Dr Jonathan Hanna, the lead archaeologist for the Grenada Public Archaeology Network (GPAN), who has been cataloguing the Museum’s collections for several years, said that conducting these analyses reveals the valuable information they hold about the past. “There are additional analyses pending, specifically concerning teeth morphometry and dental calculus. But after performing all feasible studies, we may potentially inter some of these remains in a more suitable location, such as a new memorial at Leapers’ Hill. Additionally, a few remains were enslaved Africans and, thus, could be laid to rest in a monument honouring Emancipation Day.”
On Saturday, 4 March, Dr Fricke gave a workshop at the GNM on osteological methods and her preliminary osteological findings at the Museum, for GPAN participants from Sauteurs and La Sagesse. She will also give a lecture at Norton Hall on 8 March at 3 pm, focused on an historical research project she recently completed regarding Antony O’Hannan, the renegade priest who caused a schism in the local church in the 1820s, just prior to Emancipation.

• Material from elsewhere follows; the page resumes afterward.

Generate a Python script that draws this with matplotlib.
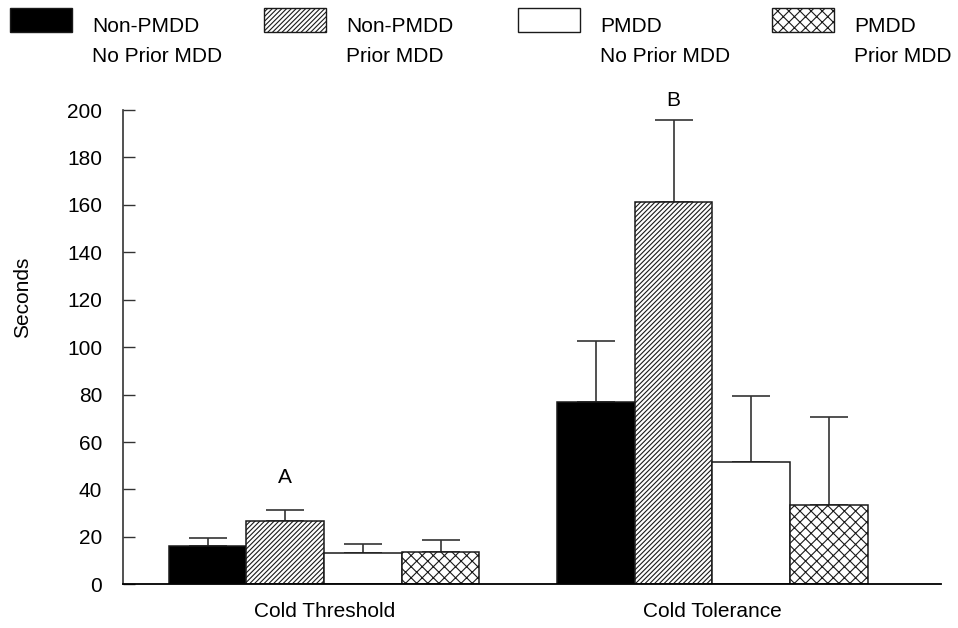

John Angus Martin, the newly appointed Director of the GNM, noted that it is essential to conduct scientific analyses in Grenada. “It is important that we learn as much as possible about our island’s history and share that knowledge with Grenadians about their heritage and the rest of the world,” he said.
GPAN is an initiative of the Institute for People’s Enlightenment (IPE) and is supported by UNESCO. Drs Fricke and Hanna thanked the Board of the Grenada National Museum, the Ministry of Culture, UNESCO, IPE, the IN THE SAME SEA project at the University of Copenhagen, the European Research Council, and several GPAN participants who helped make the visit such a success.